The amount you want to have saved by the end of the horizon, expressed in today's dollars
The balance you are starting with today — enter 0 if starting from scratch
The average annual return you expect on the account. A high-yield savings account is typically 4–5%, a balanced investment portfolio 5–8% over long horizons
Number of years you plan to save before reaching the goal

Formulas Used

Future Value of Current Savings (Lump Sum)

FV_current = PV × (1 + r)^n

Where: PV = Present value — current savings (USD), r = Monthly return rate = annual rate / 12 (decimal), n = Number of months = years × 12 (months)

Source: Standard time-value-of-money identity — U.S. Securities and Exchange Commission investor education

Future Value of Monthly Contributions (Ordinary Annuity)

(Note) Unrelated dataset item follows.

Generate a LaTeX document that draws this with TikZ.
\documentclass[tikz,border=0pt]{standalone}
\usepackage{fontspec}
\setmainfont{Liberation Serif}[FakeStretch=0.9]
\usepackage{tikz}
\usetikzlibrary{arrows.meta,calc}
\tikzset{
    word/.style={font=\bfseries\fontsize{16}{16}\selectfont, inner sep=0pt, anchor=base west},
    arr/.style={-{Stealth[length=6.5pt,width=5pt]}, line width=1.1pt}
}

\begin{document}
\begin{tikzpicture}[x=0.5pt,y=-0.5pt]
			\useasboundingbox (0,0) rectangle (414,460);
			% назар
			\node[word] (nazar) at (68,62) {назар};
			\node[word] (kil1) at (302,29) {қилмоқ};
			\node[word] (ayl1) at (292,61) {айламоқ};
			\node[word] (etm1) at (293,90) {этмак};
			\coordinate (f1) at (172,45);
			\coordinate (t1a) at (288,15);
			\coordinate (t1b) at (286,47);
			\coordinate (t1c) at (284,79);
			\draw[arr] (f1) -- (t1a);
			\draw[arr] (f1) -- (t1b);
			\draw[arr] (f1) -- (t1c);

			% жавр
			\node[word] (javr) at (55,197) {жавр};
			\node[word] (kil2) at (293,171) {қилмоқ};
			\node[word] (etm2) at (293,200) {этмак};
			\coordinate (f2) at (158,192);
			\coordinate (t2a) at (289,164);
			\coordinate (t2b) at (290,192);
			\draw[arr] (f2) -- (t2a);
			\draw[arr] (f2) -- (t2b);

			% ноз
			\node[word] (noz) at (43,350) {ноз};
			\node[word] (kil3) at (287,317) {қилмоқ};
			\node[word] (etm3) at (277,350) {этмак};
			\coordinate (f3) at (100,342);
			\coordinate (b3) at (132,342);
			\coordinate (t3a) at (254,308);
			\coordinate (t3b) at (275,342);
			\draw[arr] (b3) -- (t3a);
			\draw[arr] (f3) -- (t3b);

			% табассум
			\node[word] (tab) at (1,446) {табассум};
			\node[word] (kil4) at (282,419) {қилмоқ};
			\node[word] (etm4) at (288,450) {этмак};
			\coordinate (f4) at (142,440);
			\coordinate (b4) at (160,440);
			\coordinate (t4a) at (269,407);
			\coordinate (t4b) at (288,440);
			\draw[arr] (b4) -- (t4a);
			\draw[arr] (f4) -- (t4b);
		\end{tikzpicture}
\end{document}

FV_pmt = PMT × [((1 + r)^n − 1) / r]

Where: PMT = Monthly contribution (USD), r = Monthly return rate (decimal), n = Number of months (months)

Source: Standard ordinary-annuity future-value formula — SEC investor education / managerial-accounting literature

Required Monthly Contribution (Solve for PMT)

PMT = (Target − FV_current) / [((1 + r)^n − 1) / r]

Where: Target = Savings target amount (USD), FV_current = Future value of current savings at horizon (USD)

Source: Derived from the ordinary-annuity identity — SEC investor education

Key Insight

The required monthly contribution falls roughly in proportion to how much of the horizon compounding has to work over. Doubling the horizon typically cuts the required monthly contribution by more than half, because both the time to deposit and the time to compound increase — but only when the return assumption is realistic for the longer horizon.

Frequently Asked Questions

What annual return rate should I use?

Match the rate to the account type and horizon, not to an optimistic best case. A high-yield savings account or CD typically returns around 4–5% before tax. A balanced portfolio of stocks and bonds has averaged 5–8% over long multi-decade horizons but with large year-to-year swings. Short horizons should use the lower end of whatever range applies because there is less time for a down year to be offset. Running the calculator with a conservative and an aggressive rate shows how sensitive the monthly contribution is to the assumption.

Why does the calculator sometimes tell me no monthly contribution is required?

That happens when your current savings, compounded at the stated return rate over the horizon, already reach or exceed the target on their own. In that case the math shows zero new contributions are strictly needed to hit the target — the final_balance output shows what the current savings grow to. This is not an instruction to stop saving; additional contributions still compound and exceed the target. It simply flags that the existing balance and the horizon are already enough under the assumption.

Does this calculator adjust for inflation?

No — both the target and the contributions are in nominal dollars. If you want to plan in today's purchasing power, enter a real (inflation-adjusted) return rate: subtract your expected inflation from the nominal return, or compute it via the Fisher relation for more accuracy. This treats the target as a real figure and the monthly contribution as the amount needed to reach it in today's dollars. A separate inflation calculator can help translate a goal between nominal and real terms.

About This Calculator

Sources:

Limitations:

When to consult a professional: Before committing to a goal that depends materially on the return assumption — a licensed financial planner can stress-test the horizon against historical return distributions and help match the asset mix to the horizon length

This calculator estimates a required monthly savings contribution under the assumption of a constant annual return over the full horizon. Real-world returns are volatile and often deviate from long-run averages for extended periods. This is a planning tool, not a forecast or investment advice, and does not model taxes, fees, inflation, or sequence-of-returns risk.